"Mereka banyak protes dan menanyakan mengapa izin usaha di kawasan hutan lama keluar. Sebab, bicara hutan, banyak kebijakan aturan yang tumpang-tindih antara pusat dan daerah," kata Menteri Kehutanan dalam Diskusi Pengembangan Industri Kehutanan di Wisma Antara, Selasa (26/4).
Lebih lanjut dia menjelaskan, pemberian izin usaha di kawasan kehutanan membutuhkan waktu lama akibat penerapan otonomi daerah, sehingga pemberian izin terlebih dahulu harus melalui kepala daerah, bupati, gubernur, baru ke Kementerian Kehutanan. "Untuk tambang saja perlu ada Amdal yang waktunya 150 hari, belum lagi izin dari masing-masing pihak tadi, bisa tahunan," ujarnya.
Lamanya perizinan, lanjut dia, juga terjadi di negara lain. Zulkifli mencontohkan Cina dan Malaysia, banyak perusahaan yang mengajukan izin di negara tersebut, tapi belum tentu disetujui karena menyangkut aspek dari kementerian lembaga lainnya. "Karena ada otonomi daerah, jadi izin harus melalui persetujuan dan rekomendasi bupati, pemda, dan gubernur," ujarnya.
Namun, dia mengakui, walaupun dengan izin, banyak kawasan hutan di daerah yang rusak karena pengembangan sumber daya alam tidak ramah lingkungan. "Bangka Belitung habis, Kalteng hutannya habis karena tambang, Kolaka Sulawesi habis karena nikel, Samarinda habis karena bauksit," katanya.
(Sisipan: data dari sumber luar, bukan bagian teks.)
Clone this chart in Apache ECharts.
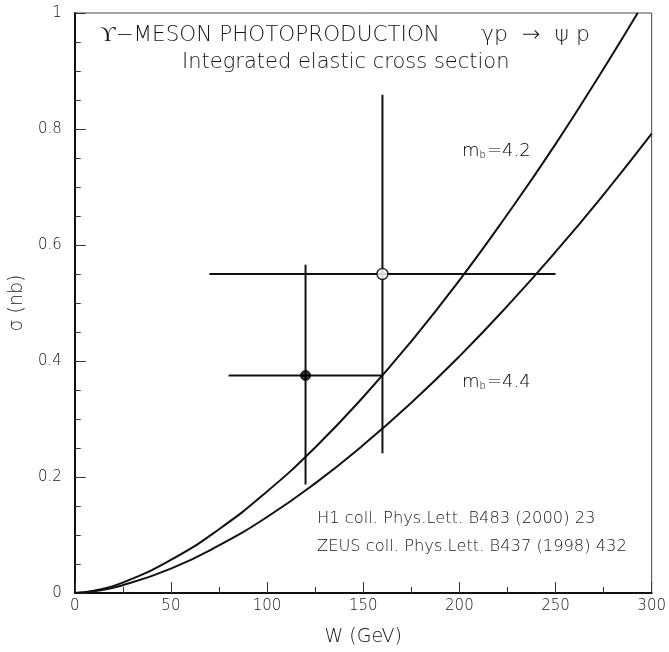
<!DOCTYPE html>
<html>
<head>
<meta charset="utf-8">
<script src="https://cdn.jsdelivr.net/npm/echarts@6/dist/echarts.min.js"></script>
<style>
  html, body { margin: 0; padding: 0; background: #fff; }
  #chart { width: 669px; height: 652px; }
</style>
</head>
<body>
<div id="chart"></div>
<script>
// theory curves
const curveW42 = [0, 10, 25, 50, 75, 100, 125, 150, 175, 200, 225, 250, 275, 292.7]
const curve42 = [0, 0.004, 0.018, 0.057, 0.11, 0.175, 0.251, 0.338, 0.434, 0.539, 0.653, 0.774, 0.904, 1.0]
const curveW44 = [0, 10, 25, 50, 75, 100, 125, 150, 175, 200, 225, 250, 275, 300]
const curve44 = [0, 0.003, 0.0135, 0.042, 0.082, 0.131, 0.189, 0.255, 0.328, 0.408, 0.495, 0.588, 0.687, 0.792]

// measurements: [W, sigma, Wlo, Whi, sigmaLo, sigmaHi]
const h1Point = [120, 0.375, 80, 160, 0.187, 0.566]
const zeusPoint = [160, 0.55, 70, 250, 0.241, 0.859]

const xTicks = [0, 50, 100, 150, 200, 250, 300]
const yTicks = [0, 0.2, 0.4, 0.6, 0.8, 1]

const font = 'DejaVu Sans'
const ink = '#111'
const grey = '#151515'

function pairs(xs, ys) {
  return xs.map((x, i) => [x, ys[i]])
}

const chart = echarts.init(document.getElementById('chart'))

const errorBars = {
  type: 'custom',
  silent: true,
  z: 3,
  data: [h1Point, zeusPoint],
  renderItem: function (params, api) {
    const w = api.value(0), s = api.value(1)
    const a = api.coord([api.value(2), s])
    const b = api.coord([api.value(3), s])
    const c = api.coord([w, api.value(4)])
    const d = api.coord([w, api.value(5)])
    const st = { stroke: ink, lineWidth: 2 }
    return {
      type: 'group',
      children: [
        { type: 'line', shape: { x1: a[0], y1: a[1], x2: b[0], y2: b[1] }, style: st },
        { type: 'line', shape: { x1: c[0], y1: c[1], x2: d[0], y2: d[1] }, style: st }
      ]
    }
  }
}

const txt = { fontFamily: font, fontSize: 21.5, fontWeight: 200, fill: grey }
const mb = {
  a: { fontFamily: font, fontSize: 18, fontWeight: 200, color: grey },
  s: { fontFamily: font, fontSize: 10, fontWeight: 200, color: grey, verticalAlign: 'bottom', padding: [9, 1, 0, 0] }
}
const ref = { fontFamily: font, fontSize: 16.3, fontWeight: 200, fill: grey }

chart.setOption({
  animation: false,
  grid: { left: 73, right: 13, top: 13, bottom: 59, show: true, borderColor: '#444', borderWidth: 1 },
  xAxis: {
    type: 'value', min: 0, max: 300, interval: 50,
    name: 'W (GeV)', nameLocation: 'middle', nameGap: 35,
    nameTextStyle: { fontFamily: font, fontSize: 19, fontWeight: 200, color: grey },
    axisLine: { lineStyle: { color: ink, width: 2 } },
    axisTick: { inside: true, length: 11, lineStyle: { color: '#333', width: 1 } },
    minorTick: { show: true, splitNumber: 2, length: 6, lineStyle: { color: '#333' } },
    splitLine: { show: false },
    axisLabel: {
      fontFamily: font, fontSize: 15, fontWeight: 200, color: grey, margin: 6,
      formatter: v => xTicks.includes(v) ? String(v) : ''
    }
  },
  yAxis: {
    type: 'value', min: 0, max: 1, interval: 0.2,
    name: 'σ (nb)', nameLocation: 'middle', nameGap: 46,
    nameTextStyle: { fontFamily: font, fontSize: 19, fontWeight: 200, color: grey },
    axisLine: { lineStyle: { color: ink, width: 2 } },
    axisTick: { inside: true, length: 11, lineStyle: { color: '#333', width: 1 } },
    minorTick: { show: true, splitNumber: 4, length: 6, lineStyle: { color: '#333' } },
    splitLine: { show: false },
    axisLabel: {
      fontFamily: font, fontSize: 15, fontWeight: 200, color: grey, margin: 13,
      formatter: v => yTicks.some(t => Math.abs(t - v) < 1e-9) ? String(+v.toFixed(1)) : ''
    }
  },
  series: [
    {
      type: 'line', data: pairs(curveW42, curve42), smooth: true, symbol: 'none', clip: true,
      lineStyle: { color: ink, width: 2 }
    },
    {
      type: 'line', data: pairs(curveW44, curve44), smooth: true, symbol: 'none', clip: true,
      lineStyle: { color: ink, width: 2 }
    },
    errorBars,
    {
      type: 'scatter', z: 5, symbol: 'circle', symbolSize: 10,
      data: [h1Point.slice(0, 2)],
      itemStyle: { color: '#000', borderColor: '#000', borderWidth: 1 }
    },
    {
      type: 'scatter', z: 5, symbol: 'circle', symbolSize: 11,
      data: [zeusPoint.slice(0, 2)],
      itemStyle: { color: '#fff', borderColor: '#000', borderWidth: 1.5 }
    }
  ],
  graphic: [
    { type: 'text', left: 100, top: 24, style: Object.assign({ text: 'ϒ−MESON PHOTOPRODUCTION' }, txt) },
    { type: 'text', left: 481, top: 24, style: Object.assign({ text: 'γp  →  ψ p' }, txt, { fontSize: 22 }) },
    { type: 'text', left: 182, top: 52, style: Object.assign({ text: 'Integrated elastic cross section' }, txt, { fontSize: 21 }) },
    { type: 'text', left: 462, top: 142, style: { text: '{a|m}{s|b}{a|=4.2}', rich: mb } },
    { type: 'text', left: 462, top: 373, style: { text: '{a|m}{s|b}{a|=4.4}', rich: mb } },
    { type: 'text', left: 317, top: 511, style: Object.assign({ text: 'H1 coll. Phys.Lett. B483 (2000) 23' }, ref) },
    { type: 'text', left: 317, top: 539, style: Object.assign({ text: 'ZEUS coll. Phys.Lett. B437 (1998) 432' }, ref) }
  ]
})
</script>
</body>
</html>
Zulkifli menyebutkan, jumlah total daratan Indonesia seluas 190 juta hektare, di mana 130 juta hektare merupakan kawasan hutan. Kawasan hutan di Indonesia terbagi menjadi kawasan hutan primer seluas 45 juta hektare, kawasan log over area yang merupakan area bekas tebangan HPH seluas 45 juta dan sisanya adalah luas kawasan hutan yang sudah tidak ada lagi pohonnya (hutan gundul).